The weekly market


Vouliagmeni's Saturday market seems to be a discount price market rather than a farmer's market. I spent 1.2 € on the week's supply of vegetables. (I'm not at the apartment for dinner much.) They have fruit, fish, eggs, and local honey.

Now to get my fruit, milk, bread and head home. Thence perhaps to the beach.

Dog Days

Well just to prove that life can be mundane wherever you are....another 3 days of nothing to write about. Except an excellent Greek lunch with intellectual conversation today, but I forgot to bring my camera to record the goodies (soft slices of octopus, boiled tiny squash, Greek salad, fried cheese, beef & chips, fresh bread). My Greek companion confesses however that he longs for bagels.
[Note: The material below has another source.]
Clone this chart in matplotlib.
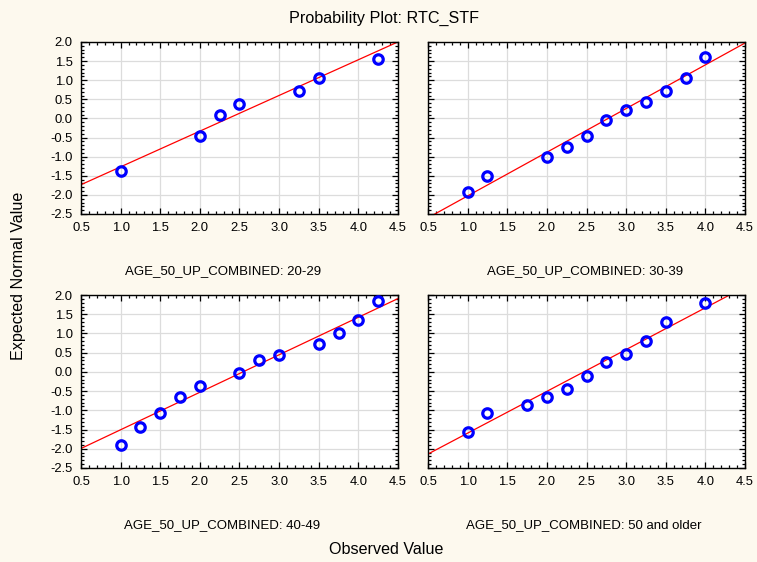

My classes this year are, shall we say "highly social", which is a problem for a teacher with hearing difficulties -- but as a result they dived into last night's roleplay with demonstrative engagement, and the turmoil was fun to watch. A formal event was happening in the bigger lecture room so many groups went outside to practice negotiating.

Desk Days

Sorry everyone. The schedule of the last two days has been: stare at computer screen in the apartment. Walk downhill 10 minutes to ALBA. Stare at computer screens till 7pm. Walk home, pick up a few items at the store, prepare dinner, waste time, fall asleep.
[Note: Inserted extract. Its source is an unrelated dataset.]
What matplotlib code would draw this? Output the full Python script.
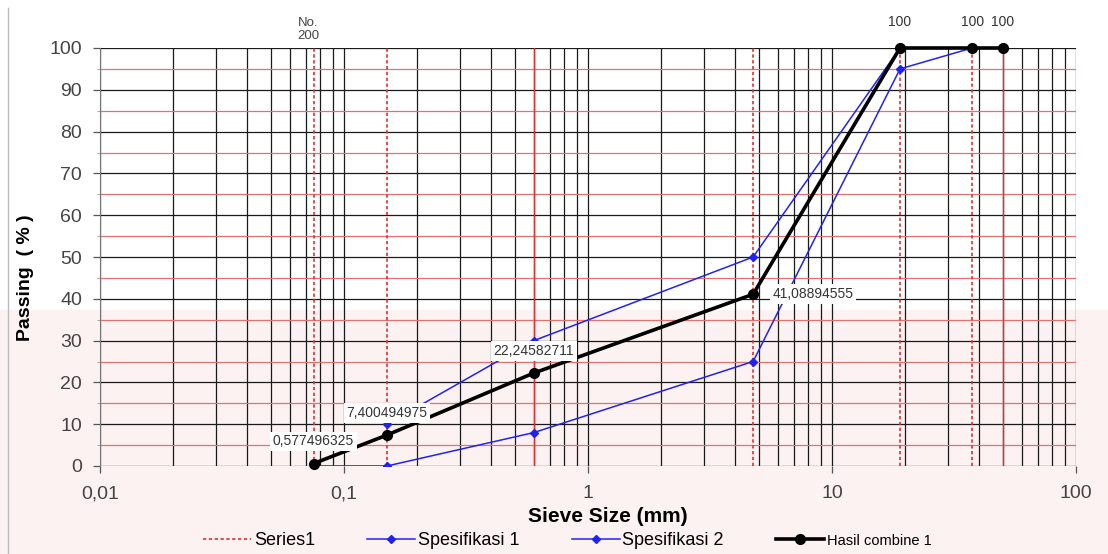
import numpy as np
import matplotlib
matplotlib.use("Agg")
import matplotlib.pyplot as plt
from matplotlib.ticker import LogLocator, FixedLocator, FuncFormatter, NullFormatter
from matplotlib.patches import Rectangle

plt.rcParams['font.family'] = ['Liberation Sans', 'DejaVu Sans']

# sieve marker lines (Series1)
sieve_dashed = [0.075, 0.15, 4.75, 19, 37.5]
sieve_solid = [0.6, 50]

# specification envelopes
spec1_x = [0.15, 0.6, 4.75, 19, 37.5]
spec1_y = [10, 30, 50, 100, 100]
spec2_x = [0.075, 0.15, 0.6, 4.75, 19, 37.5]
spec2_y = [0, 0, 8, 25, 95, 100]

# combined gradation
combine_x = [0.075, 0.15, 0.6, 4.75, 19, 37.5, 50]
combine_y = [0.577496325, 7.400494975, 22.24582711, 41.08894555, 100, 100, 100]

x_ticks = [0.01, 0.1, 1, 10, 100]
x_ticklabels = ['0,01', '0,1', '1', '10', '100']

fig = plt.figure(figsize=(11.08, 5.54), dpi=100)
fig.patch.set_facecolor('white')
# faint watermark tint in lower part
fig.patches.append(Rectangle((0, 0), 1, 0.44, transform=fig.transFigure,
                             color='#fdf2f2', zorder=-10))
fig.add_artist(plt.Line2D([8 / 1108, 8 / 1108], [0, 1 - 8 / 554],
                          transform=fig.transFigure, color='#bbbbbb', lw=1))

ax = fig.add_axes([100 / 1108, 1 - 466 / 554, 976 / 1108, 418 / 554])
ax.set_facecolor('none')
ax.set_xscale('log')
ax.set_xlim(0.01, 100)
ax.set_ylim(0, 100)

ax.xaxis.set_major_locator(FixedLocator(x_ticks))
ax.xaxis.set_major_formatter(FuncFormatter(lambda v, p: x_ticklabels[x_ticks.index(v)] if v in x_ticks else ''))
ax.xaxis.set_minor_locator(LogLocator(base=10, subs=np.arange(2, 10)))
ax.xaxis.set_minor_formatter(NullFormatter())
ax.set_yticks(np.arange(0, 101, 10))
ax.set_yticks(np.arange(5, 100, 10), minor=True)

ax.xaxis.grid(True, which='both', color='#1a1a1a', lw=0.9, zorder=0)
ax.yaxis.grid(True, which='major', color='#1a1a1a', lw=0.9, zorder=0)
ax.yaxis.grid(True, which='minor', color='#e07272', lw=0.9, zorder=0)
ax.set_axisbelow(True)

ax.tick_params(axis='both', which='major', direction='out', length=5, width=0.9,
               color='#555555', labelsize=14, labelcolor='#444444')
ax.tick_params(axis='x', which='major', pad=9)
ax.tick_params(axis='y', which='major', pad=8)
ax.tick_params(axis='x', which='minor', length=0)
ax.tick_params(axis='y', which='minor', length=2, color='#999999')
for s in ['top', 'right', 'bottom']:
    ax.spines[s].set_visible(False)
ax.spines['left'].set_color('#777777')

# Series1 vertical sieve lines
sx, sy = [], []
for v in sieve_dashed:
    sx += [v, v, np.nan]
    sy += [0, 100, np.nan]
ax.plot(sx, sy, color='#e03030', lw=1.2, ls=(0, (2, 1.5)), zorder=2, label='Series1')
for v in sieve_solid:
    ax.plot([v, v], [0, 100], color='#e03030', lw=1.0, zorder=2)

ax.plot(spec1_x, spec1_y, color='#2222ee', lw=1.1, marker='D', ms=4, zorder=3, label='Spesifikasi 1')
ax.plot(spec2_x, spec2_y, color='#2222ee', lw=1.1, marker='D', ms=4, zorder=3, label='Spesifikasi 2')
ax.plot(combine_x, combine_y, color='black', lw=2.6, marker='o', ms=7, zorder=4,
        label='Hasil combine 1', clip_on=False)

# data labels
for i, (x, y) in enumerate(zip(combine_x, combine_y)):
    txt = ('%.9f' % y).rstrip('0').rstrip('.').replace('.', ',') if y != 100 else '100'
    if i == 3:
        ax.annotate(txt, (x, y), xytext=(14, 0), textcoords='offset points', ha='left',
                    va='center', fontsize=10, color='#333333', zorder=5,
                    bbox=dict(boxstyle='square,pad=0.2', fc='white', ec='none'))
    else:
        off = 16 if y < 100 else 19
        ax.annotate(txt, (x, y), xytext=(0, off), textcoords='offset points', ha='center',
                    va='center', fontsize=10, color='#333333', zorder=5, annotation_clip=False,
                    bbox=dict(boxstyle='square,pad=0.2', fc='white', ec='none') if y < 100 else None)

ax.annotate('No.\n200', (0.075, 100), xytext=(-4, 13), textcoords='offset points',
            ha='center', va='center', fontsize=9.5, color='#444444', linespacing=1.1,
            annotation_clip=False)

ax.set_xlabel('Sieve Size (mm)', fontsize=15, fontweight='bold')
ax.xaxis.set_label_coords(0.52, -0.098)
ax.set_ylabel('Passing  ( % )', fontsize=14, fontweight='bold')
ax.yaxis.set_label_coords(-0.068, 0.45)

leg = fig.legend(loc='center', bbox_to_anchor=(0.512, 0.024), ncol=4, frameon=False,
                 fontsize=13, handlelength=2.65, handletextpad=0.15, columnspacing=2.9)
leg.get_texts()[3].set_fontsize(10.5)

fig.savefig('out.png', dpi=100, facecolor=fig.get_facecolor())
School starts this week, and we had several children in the offices visiting their fathers. One curly-haired 3-year old was clutching a huge yellow balloon, having just finished her very first day of private school. The 5-year-old sister already speaks some English--till recently they lived in London. The other day, an 8 month old (child of two professors here) was being passed around. I couldn't get near him. I can hear from my office when a child walks through the doors. Adults come out to the lobby and start talking in kid-voices or cooing to the babies. One of the things I like about Greece is that kids are out and about everywhere and other adults interact easily with them. To his father's amusement, this boy left his Dad's office to visit other staff, and then went down to hang out in the building's cafe for a while.

Athens Flea Market



T and I went into Athens for a wiltingly hot afternoon wandering the fleamarkets in Monastiraki. Stuff! piles and mounds of it in the dazzling sun. T picked through the debris with a practiced eye and had fun bargaining. I waited till we ducked into a print and rare book shop -- shade!-- and found this page from an 1890 French book depicting the female chorus in Aristophanes' comedy Lysistrata for 15 euros. It's this size but crisper than my camera captures.

Does anyone know what this stacked ceramic whachamawhosit is on the right?
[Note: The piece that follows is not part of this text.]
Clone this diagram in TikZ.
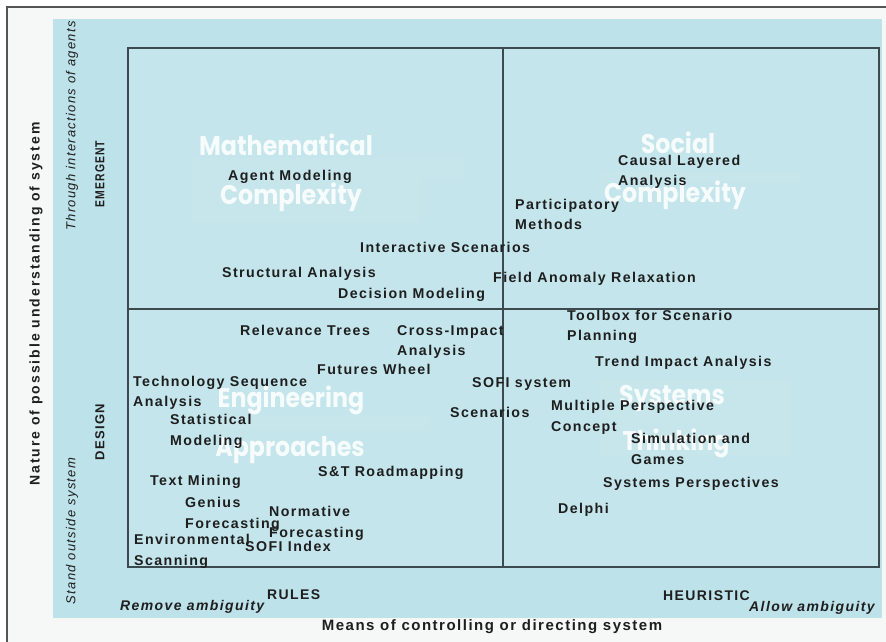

We had a few side adventures searching for a ceramics museum (next to the old Athens synagogue) that turned out to be closed; finding another that had splendid ceramics but was closing in 10 minutes. T spotted a British woman's wallet that a thief had stripped and tossed over a wall and we dragged the local cop over to retrieve it. More police investigating poor (Romani?) vendors on a nearby street in the old red light district--crumbling buildings and pathetic wares spread on the sidewalks, just a few blocks from the trendy tourist areas.

Before meeting T, I ducked into the tiny old chapel appropriately dedicated to St. Barbara, to sit in prayer for Barbara and her daughter. The chapel's chairs were filled -- with tourists pausing for a moment, and with women waiting for the priest to hear their troubles and offer blessing. It was oddly like a Quaker meeting (including the lack of airconditioning) with everyone silently facing the lit window in the sanctuary, sitting, waiting together and separately in sacred silence ...

All Online, No Play

I spent the ENTIRE Saturday -- morning till 11:30pm -- at the computer, albeit in 3 different locations. And still 4 immediate tasks unfinished. One of the things I used to like about travel was that you left all those projects at home, literally, because you couldn't take them with you. Now they shadow you wherever you go. Today, Sunday, I will atone for the day holed up in my cave with a trip to the center of Athens.

Yesterday evening brought the terrible news that my new housemate's lovely 23 year old daughter has been missing in NYC since Friday of Labor Day weekend. She visited Lansdowne the weekend before to help her Mom settle into the house, and I was touched by the warm, easy intimacy of their relationship. Such anguish, one cannot begin to fathom.